The real power of MCP and its potential return on investment emerge when we empower MCP with business knowledge. The appeal of this approach is that the business can now interact with data through natural, complex queries that reflect actual decision-making processes.

“Show me the latest actual company revenue and compare it with forecasted numbers for the next six months. Connect it with the current status of the project and produce a structured summary highlighting discrepancies.” – generic MCP server cannot truly serve a query like this.

To address this objective, this new diagram below represents a domain-focused MCP implementation and it includes essential elements: a refined data set governed by data governance, and a business-oriented MCP server with tools tailored to actual business needs, rather than generic functionality.

The Challenge: Beyond Traditional Data Engineering

While the concept of a business-oriented MCP server may seem challenging, seasoned Data Engineers have long addressed similar problems through refined BI reporting layers (Data Marts, Aggregations, Analytical Layers, etc).

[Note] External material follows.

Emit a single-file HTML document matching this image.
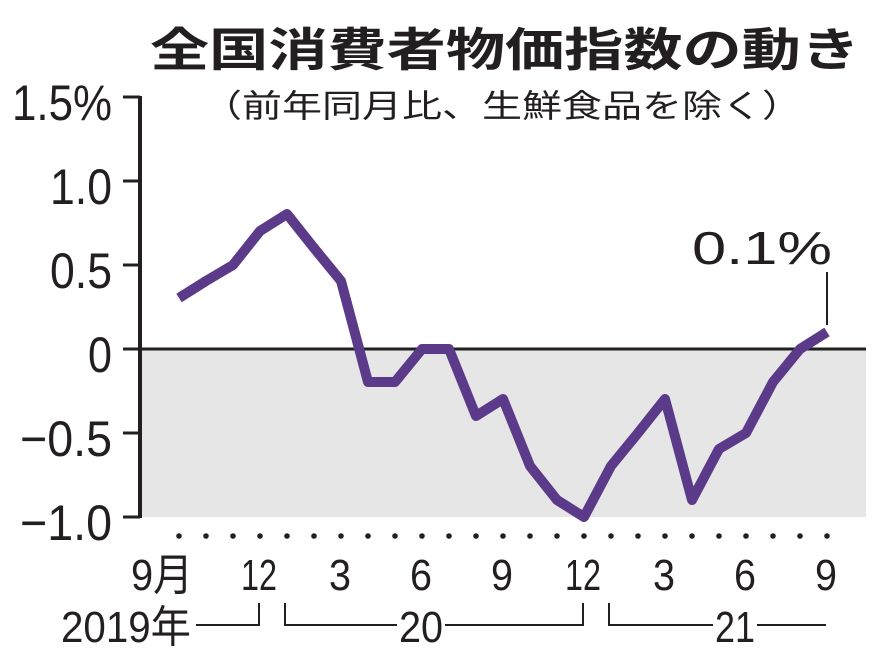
<!DOCTYPE html>
<html><head><meta charset="utf-8"><style>
body{margin:0;background:#fff;}
svg text{font-family:"Liberation Sans","Noto Sans CJK JP",sans-serif;fill:#231f20;}
</style></head><body>
<svg width="882" height="661" viewBox="0 0 882 661" xmlns="http://www.w3.org/2000/svg">
<rect width="882" height="661" fill="#fff"/>
<text x="505" y="66" font-size="46" font-weight="bold" text-anchor="middle" style="font-family:'Noto Sans CJK JP',sans-serif" textLength="710" lengthAdjust="spacingAndGlyphs">全国消費者物価指数の動き</text>
<text x="502" y="117" font-size="32" text-anchor="middle" style="font-family:'Noto Sans CJK JP',sans-serif" textLength="600" lengthAdjust="spacingAndGlyphs">（前年同月比、生鮮食品を除く）</text>
<rect x="141" y="349" width="725" height="168" fill="#e6e6e6"/>
<line x1="141" y1="349" x2="866" y2="349" stroke="#231f20" stroke-width="3"/>
<line x1="140" y1="96" x2="140" y2="518" stroke="#231f20" stroke-width="4"/>
<g stroke="#231f20" stroke-width="3">
<line x1="123" y1="97" x2="140" y2="97"/><line x1="123" y1="181" x2="140" y2="181"/>
<line x1="123" y1="265" x2="140" y2="265"/><line x1="123" y1="349" x2="140" y2="349"/>
<line x1="123" y1="433" x2="140" y2="433"/><line x1="123" y1="517" x2="140" y2="517"/>
</g>
<g font-size="50" text-anchor="end">
<text x="112" y="120" textLength="100" lengthAdjust="spacingAndGlyphs">1.5%</text>
<text x="112" y="204" textLength="62" lengthAdjust="spacingAndGlyphs">1.0</text>
<text x="112" y="288" textLength="62" lengthAdjust="spacingAndGlyphs">0.5</text>
<text x="112" y="372" textLength="24" lengthAdjust="spacingAndGlyphs">0</text>
<text x="112" y="456" textLength="92" lengthAdjust="spacingAndGlyphs">−0.5</text>
<text x="112" y="540" textLength="92" lengthAdjust="spacingAndGlyphs">−1.0</text>
</g>
<polyline fill="none" stroke="#5b3a8a" stroke-width="10" stroke-linejoin="round"
points="179,298 206,281 233,265 260,231 287,214 314,248 341,281 368,382 395,382 422,349 449,349 476,416 503,399 530,466 557,500 584,517 611,466 638,433 665,399 692,500 719,449 746,433 773,382 800,349 827,332"/>
<line x1="827" y1="272" x2="827" y2="325" stroke="#231f20" stroke-width="2"/>
<text x="762" y="264" font-size="46" text-anchor="middle" textLength="140" lengthAdjust="spacingAndGlyphs">0.1%</text>
<g fill="#231f20">
<circle cx="179" cy="536" r="2.8"/><circle cx="206" cy="536" r="2.8"/><circle cx="233" cy="536" r="2.8"/><circle cx="260" cy="536" r="2.8"/><circle cx="287" cy="536" r="2.8"/><circle cx="314" cy="536" r="2.8"/><circle cx="341" cy="536" r="2.8"/><circle cx="368" cy="536" r="2.8"/><circle cx="395" cy="536" r="2.8"/><circle cx="422" cy="536" r="2.8"/><circle cx="449" cy="536" r="2.8"/><circle cx="476" cy="536" r="2.8"/><circle cx="503" cy="536" r="2.8"/><circle cx="530" cy="536" r="2.8"/><circle cx="557" cy="536" r="2.8"/><circle cx="584" cy="536" r="2.8"/><circle cx="611" cy="536" r="2.8"/><circle cx="638" cy="536" r="2.8"/><circle cx="665" cy="536" r="2.8"/><circle cx="692" cy="536" r="2.8"/><circle cx="719" cy="536" r="2.8"/><circle cx="746" cy="536" r="2.8"/><circle cx="773" cy="536" r="2.8"/><circle cx="800" cy="536" r="2.8"/><circle cx="827" cy="536" r="2.8"/>
</g>
<g font-size="44" text-anchor="middle">
<text x="162" y="590" textLength="62" lengthAdjust="spacingAndGlyphs">9月</text>
<text x="259" y="590" textLength="36" lengthAdjust="spacingAndGlyphs">12</text>
<text x="340" y="590" textLength="22" lengthAdjust="spacingAndGlyphs">3</text>
<text x="421" y="590" textLength="22" lengthAdjust="spacingAndGlyphs">6</text>
<text x="502" y="590" textLength="22" lengthAdjust="spacingAndGlyphs">9</text>
<text x="583" y="590" textLength="36" lengthAdjust="spacingAndGlyphs">12</text>
<text x="664" y="590" textLength="22" lengthAdjust="spacingAndGlyphs">3</text>
<text x="745" y="590" textLength="22" lengthAdjust="spacingAndGlyphs">6</text>
<text x="826" y="590" textLength="22" lengthAdjust="spacingAndGlyphs">9</text>
<text x="126" y="642" textLength="130" lengthAdjust="spacingAndGlyphs">2019年</text>
<text x="421" y="642" textLength="44" lengthAdjust="spacingAndGlyphs">20</text>
<text x="735" y="642" textLength="40" lengthAdjust="spacingAndGlyphs">21</text>
</g>
<g fill="none" stroke="#231f20" stroke-width="2">
<polyline points="196,625 259,625 259,603"/>
<polyline points="285,603 285,625 397,625"/>
<polyline points="445,625 583,625 583,603"/>
<polyline points="609,603 609,625 713,625"/>
<line x1="757" y1="625" x2="826" y2="625"/>
</g>
</svg>
</body></html>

Now, a conversational AI introduces new challenges:

MCP Client limitations

Unlike traditional BI tools with predefined reports and dashboards, the AI-powered conversational interface may have context and prompt interpretation issues. Data Engineers can't simply provide a subset of data marts and expect the model to always correctly interpret and respond to every query variation. The system must be adaptable to the full spectrum of potential questions and their nuances  as well as provide an audit capabilities and lineage from query back to the returned data. 

Example: 
•    User Query A: What were our top 5 products in Q4 2024?
•    User Query B: Which products had the most revenue in the last quarter?

Result:
•    Query A might hit a sales_summary_qtrly table using a fixed product ranking.
•    Query B might trigger a revenue_by_product_daily scan with recent data — leading to different outputs.

Data Governance and Business Context

MCP systems require robust data governance and descriptive metadata layers. Without expert-level understanding of data semantic, relationships, and business context, even the most advanced AI models cannot correctly identify, interpret, or present the right information. 

Example:
•    AI is asked: “Show churn rate per region.”
•    The customer_status column uses internal codes like "INAC", "DEL", "SUS" — not easily interpretable by AI.

Department-Specific Adaptations

Just like BI dashboards vary by department, MCP will require different views and interpretations of the same data. MCP will need to provide not only data context but also the business context in which the organization operates. 

Example:
•    Finance asks: “Show cost per unit.” - expects full overhead and amortization included.
•    Operations asks: “Show cost per unit.” - expects raw material + labor only.

Model Context Limitations 

This is especially related to Big Data datasets – datasets and MCP server should be ready to provide back data that can fit into the model context and be meaningful.  

Example:
•    A user asks: “What are common error patterns in device logs from last year?”
•  The device logs span 6 TB and over 12 billion rows. The data exceeds the model's context window, leading to misinterpretation and repeated requests that burn both tokens and infrastructure resources.

Data Engineering and Generative AI – Fusion or Collision?

The successful implementation of an MCP product creates a new demand for Engineers at the intersection of Generative AI and Data. The best path forward is to bridge traditional data engineering with generative AI capabilities: semantic layer and data design integrated into prompt engineering; data quality merged with evaluation frameworks – just a few examples of edge cases requiring deep expertise.

 


Conclusion

The future of data engineering is not only about managing data – it's about making data accessible, context-ready, and conversational for business users. MCP adoption at the company level will significantly accelerate this process and will require data platforms to support cross-functional teams and engineers prepared for this shift. This is not a threat – it’s an opportunity for Data Engineers to evolve from pipeline engineering into data and conversational architecture, and for companies to evolve into data-driven AI organizations.